The Goblin Problem is when a story establishes a group of creatures to serve as recurrent antagonists (not necessarily all one species; in a lot of rpg games this can broadly apply to "monsters") THAT:
Are never negotiable, or the negotiable parties among them are Token Heroic Orcs- that is to say, they are seen as objectors or 'good' versions who have absolutely no connections to, and hold no objections toward you attacking, the rest of their brethren, who they have forsaken as the price to be paid for being good.

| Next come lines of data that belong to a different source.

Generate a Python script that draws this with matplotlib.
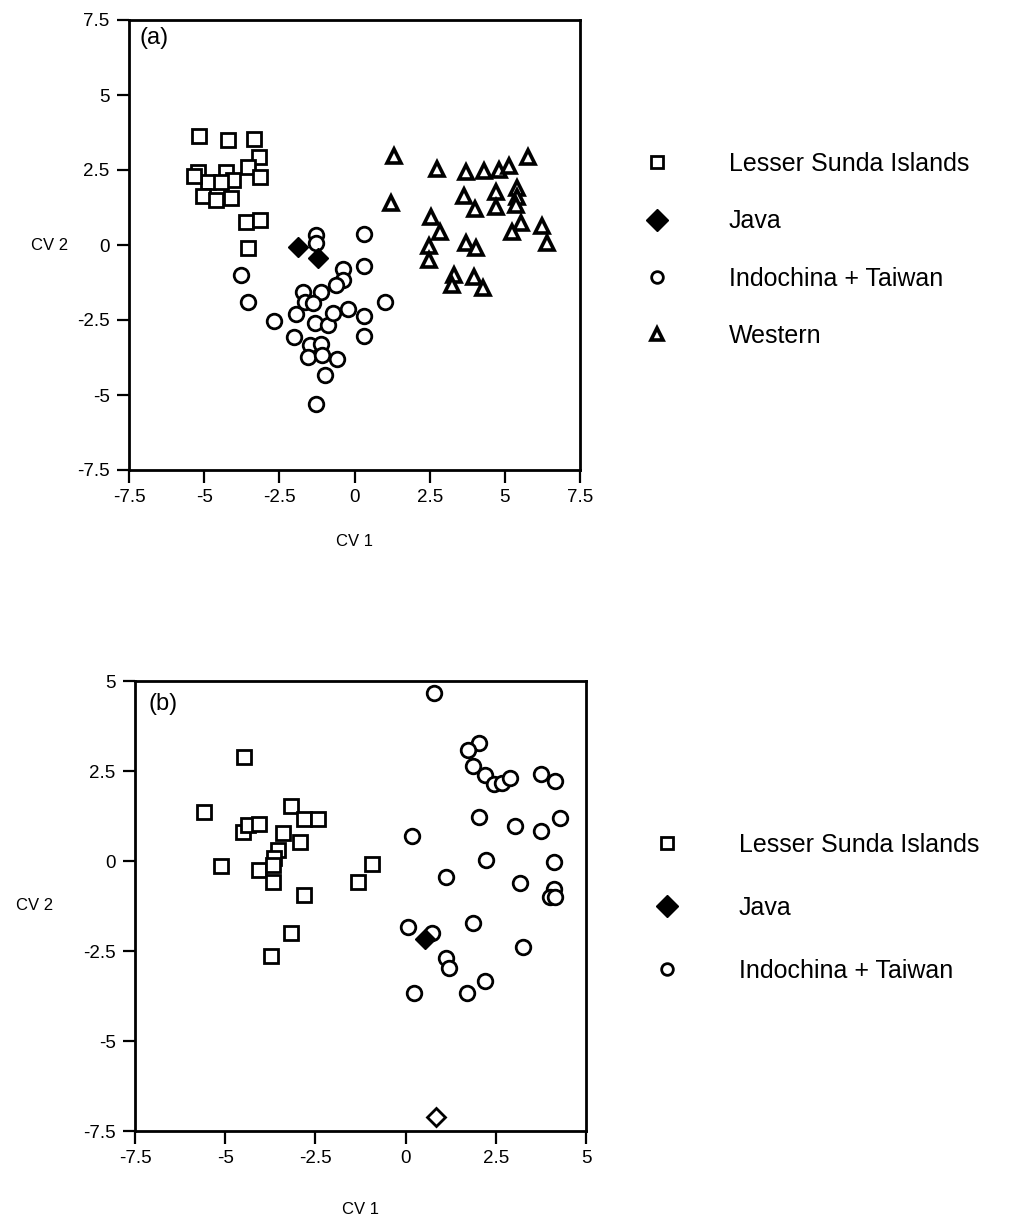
import matplotlib
matplotlib.use("Agg")
import matplotlib.pyplot as plt

plt.rcParams['font.family'] = ['Liberation Sans', 'DejaVu Sans']
plt.rcParams['axes.unicode_minus'] = False

# ---- panel (a) data (CV1, CV2) ----
lesser_a_x = [-5.17, -4.2, -3.33, -3.17, -5.2, -4.87, -4.27, -4.03, -3.53, -3.13,
              -5.03, -4.6, -4.1, -4.43, -5.33, -3.6, -3.13, -3.53]
lesser_a_y = [3.63, 3.5, 3.53, 2.93, 2.43, 2.1, 2.43, 2.17, 2.6, 2.27,
              1.63, 1.5, 1.57, 2.1, 2.3, 0.77, 0.83, -0.1]
java_a_x = [-1.87, -1.2]
java_a_y = [-0.07, -0.43]
indo_a_x = [-1.27, -1.27, 0.33, 0.3, -0.37, -0.37, -0.6, -3.77, -3.53, -1.7,
            -1.13, -1.63, -1.37, -1.93, -1.3, -0.87, -0.7, -0.2, 0.33, 1.0,
            -2.67, -2.0, 0.33, -1.47, -1.13, -1.53, -1.07, -0.57, -0.97, -1.27]
indo_a_y = [0.33, 0.07, 0.37, -0.7, -0.8, -1.17, -1.33, -1.0, -1.9, -1.57,
            -1.57, -1.9, -1.93, -2.3, -2.6, -2.67, -2.27, -2.13, -2.37, -1.9,
            -2.53, -3.07, -3.03, -3.33, -3.3, -3.73, -3.67, -3.8, -4.33, -5.3]
west_a_x = [1.3, 1.23, 2.73, 3.7, 4.3, 4.8, 5.13, 5.77, 3.63, 4.0,
            4.7, 4.7, 5.4, 5.4, 5.37, 2.53, 2.83, 5.53, 5.23, 6.23,
            6.4, 2.47, 2.47, 3.7, 4.03, 3.3, 3.23, 3.97, 4.27]
west_a_y = [2.97, 1.4, 2.53, 2.43, 2.47, 2.5, 2.63, 2.93, 1.63, 1.2,
            1.77, 1.27, 1.9, 1.6, 1.33, 0.93, 0.43, 0.73, 0.43, 0.63,
            0.07, -0.03, -0.5, 0.07, -0.1, -1.0, -1.33, -1.07, -1.43]

# ---- panel (b) data ----
lesser_b_x = [-4.47, -5.58, -3.17, -2.81, -2.44, -4.5, -4.36, -4.06, -3.39, -3.53,
              -2.94, -3.64, -5.11, -4.06, -3.67, -3.67, -2.81, -1.31, -0.94, -3.17,
              -3.72]
lesser_b_y = [2.89, 1.36, 1.53, 1.17, 1.17, 0.81, 1.0, 1.03, 0.78, 0.31,
              0.53, 0.08, -0.14, -0.25, -0.11, -0.58, -0.94, -0.58, -0.08, -2.0,
              -2.64]
java_b_x = [0.53]
java_b_y = [-2.17]
indo_b_x = [0.78, 2.03, 1.72, 1.86, 2.19, 2.44, 2.67, 2.89, 3.75, 4.14,
            2.03, 3.03, 3.75, 4.28, 0.17, 2.22, 4.11, 1.11, 3.17, 4.11,
            4.0, 4.14, 0.08, 0.72, 1.86, 3.25, 1.11, 1.19, 2.19, 0.22,
            1.69]
indo_b_y = [4.67, 3.28, 3.08, 2.64, 2.39, 2.14, 2.17, 2.31, 2.42, 2.22,
            1.22, 0.97, 0.83, 1.19, 0.69, 0.03, -0.03, -0.44, -0.61, -0.78,
            -1.0, -1.0, -1.83, -2.0, -1.72, -2.39, -2.69, -2.97, -3.33, -3.67,
            -3.67]
odd_b_x = [0.83]
odd_b_y = [-7.1]

ticks_a = [-7.5, -5, -2.5, 0, 2.5, 5, 7.5]
labels_a = ['-7.5', '-5', '-2.5', '0', '2.5', '5', '7.5']
ticks_b = [-7.5, -5, -2.5, 0, 2.5, 5]
labels_b = ['-7.5', '-5', '-2.5', '0', '2.5', '5']

W, H = 1011, 1220
fig = plt.figure(figsize=(W / 100, H / 100), dpi=100)
ax1 = fig.add_axes([129 / W, 1 - 470 / H, 451 / W, 450 / H])
ax2 = fig.add_axes([135 / W, 1 - 1131 / H, 451 / W, 450 / H])

sq = dict(marker='s', ms=10.5, mfc='white', mec='black', mew=2.0, ls='none')
di = dict(marker='D', ms=10.5, mfc='black', mec='black', mew=1.0, ls='none')
ci = dict(marker='o', ms=10.5, mfc='white', mec='black', mew=2.0, ls='none')
tr = dict(marker='^', ms=10, mfc='white', mec='black', mew=2.6, ls='none')


def style_axes(ax, ticks, labels, lim):
    ax.set_xlim(lim)
    ax.set_ylim(lim)
    ax.set_xticks(ticks, labels)
    ax.set_yticks(ticks, labels)
    ax.tick_params(direction='out', length=9, width=1.6, labelsize=13.5, pad=5)
    for s in ax.spines.values():
        s.set_linewidth(2)
    ax.set_xlabel('CV 1', fontsize=12, va='center')
    ax.set_ylabel('CV 2', fontsize=12, rotation=0, va='center', ha='center')


ax1.plot(lesser_a_x, lesser_a_y, label='Lesser Sunda Islands', **sq)
ax1.plot(indo_a_x, indo_a_y, label='Indochina + Taiwan', **ci)
ax1.plot(west_a_x, west_a_y, label='Western', **tr)
ax1.plot(java_a_x, java_a_y, label='Java', **di)
style_axes(ax1, ticks_a, labels_a, (-7.5, 7.5))
ax1.xaxis.set_label_coords(0.5, -72 / 450)
ax1.yaxis.set_label_coords(-79 / 451, 0.5)
ax1.text(0.024, 0.984, '(a)', transform=ax1.transAxes, fontsize=17, va='top')

ax2.plot(lesser_b_x, lesser_b_y, label='Lesser Sunda Islands', **sq)
ax2.plot(indo_b_x, indo_b_y, label='Indochina + Taiwan', **ci)
ax2.plot(java_b_x, java_b_y, label='Java', **di)
ax2.plot(odd_b_x, odd_b_y, marker='D', ms=9, mfc='white', mec='black', mew=2, ls='none',
         clip_on=False)
style_axes(ax2, ticks_b, labels_b, (-7.5, 5))
ax2.xaxis.set_label_coords(0.5, -79 / 450)
ax2.yaxis.set_label_coords(-100 / 451, 0.5)
ax2.text(0.029, 0.973, '(b)', transform=ax2.transAxes, fontsize=17, va='top')

order_a = ['Lesser Sunda Islands', 'Java', 'Indochina + Taiwan', 'Western']
order_b = ['Lesser Sunda Islands', 'Java', 'Indochina + Taiwan']


def add_legend(ax, order, anchor, spacing):
    h, l = ax.get_legend_handles_labels()
    hd = dict(zip(l, h))
    leg = ax.legend([hd[k] for k in order], order, loc='upper left',
                    bbox_to_anchor=anchor, bbox_transform=fig.transFigure,
                    frameon=False, fontsize=18, markerscale=0.8, handlelength=2.6,
                    handletextpad=1.6, labelspacing=spacing, borderpad=0,
                    borderaxespad=0)
    # the Java key is drawn larger than the others
    for hnd, txt in zip(leg.legend_handles, leg.get_texts()):
        if txt.get_text() == 'Java':
            hnd.set_markersize(11)


add_legend(ax1, order_a, (624 / W, 1 - 152 / H), 1.33)
add_legend(ax2, order_b, (634 / W, 1 - 833 / H), 1.55)

fig.savefig('out.png', dpi=100)
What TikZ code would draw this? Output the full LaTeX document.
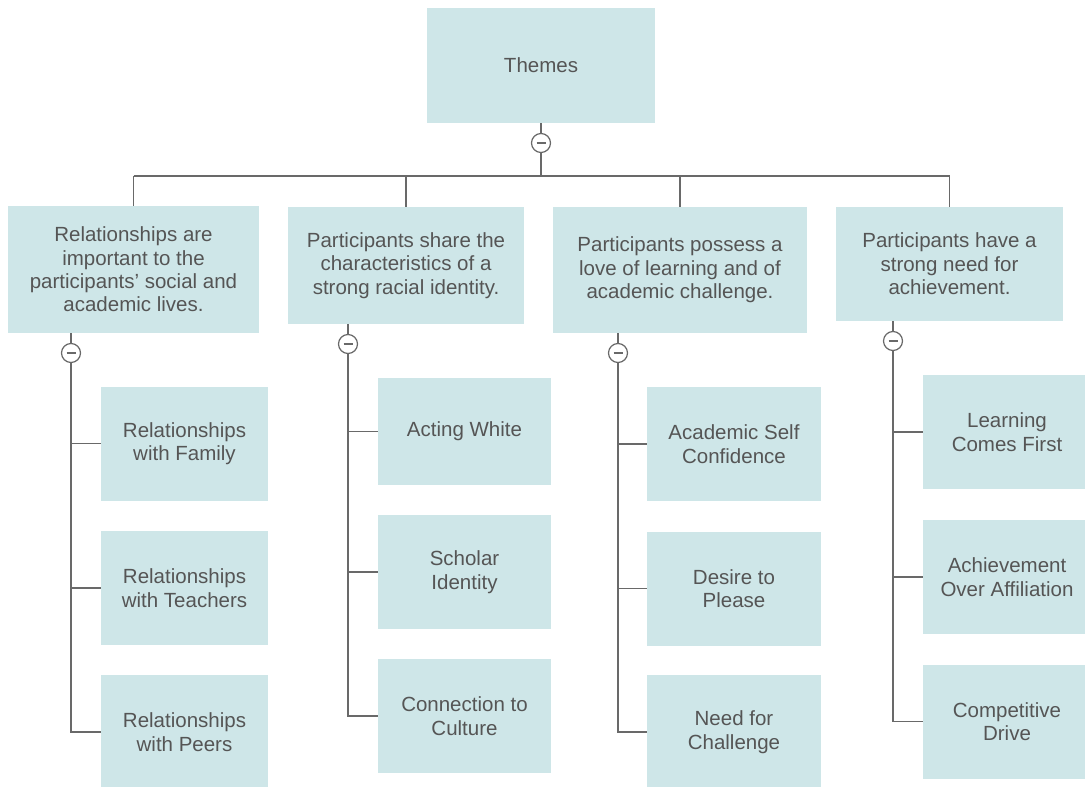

Have obvious unique technology; they may attack you with weapons found nowhere else in the game, demonstrate the ability to speak, have their own obvious language, tame a creature that nobody else tames so that it's thus impossible that they are stealing already-tamed specimens from someone else
Are characterized primarily or exclusively as raiders who attack others, with the justification this means they are inferior creatures parasitically dependent on Good, Civilized Settings, e.g. they cannot possibly be sustainably hunting, gathering, or practicing either nomadic or settled agriculture.
Are often defined as having no choice to be evil or are created by a greater evil to serve as thralls, and yet, will not under any circumstances be regarded as indoctrinated victims, or if that is mentioned, there will nonetheless be an overarching lack of narrative concern as to where or how the survivors should live after the greater evil is taken care of, or if effort should be made to challenge the indoctrination and give them the ability to choose their lives.
What this ultimately creates is that they are unambiguously people, who obviously check all the marks of sapience, who are quite possibly wearing clothes, but the goblin or orc exists as a stopgap. You want your fantasy hero to get into a swordfight but you don't want him to kill another human being. So you invent something that wields a sword but is in some way "not a person", which is senseless. Unless you want the nature of this swordfight to be that a chimpanzee picked up a knife, at which point they are not going to use reliable sword techniques.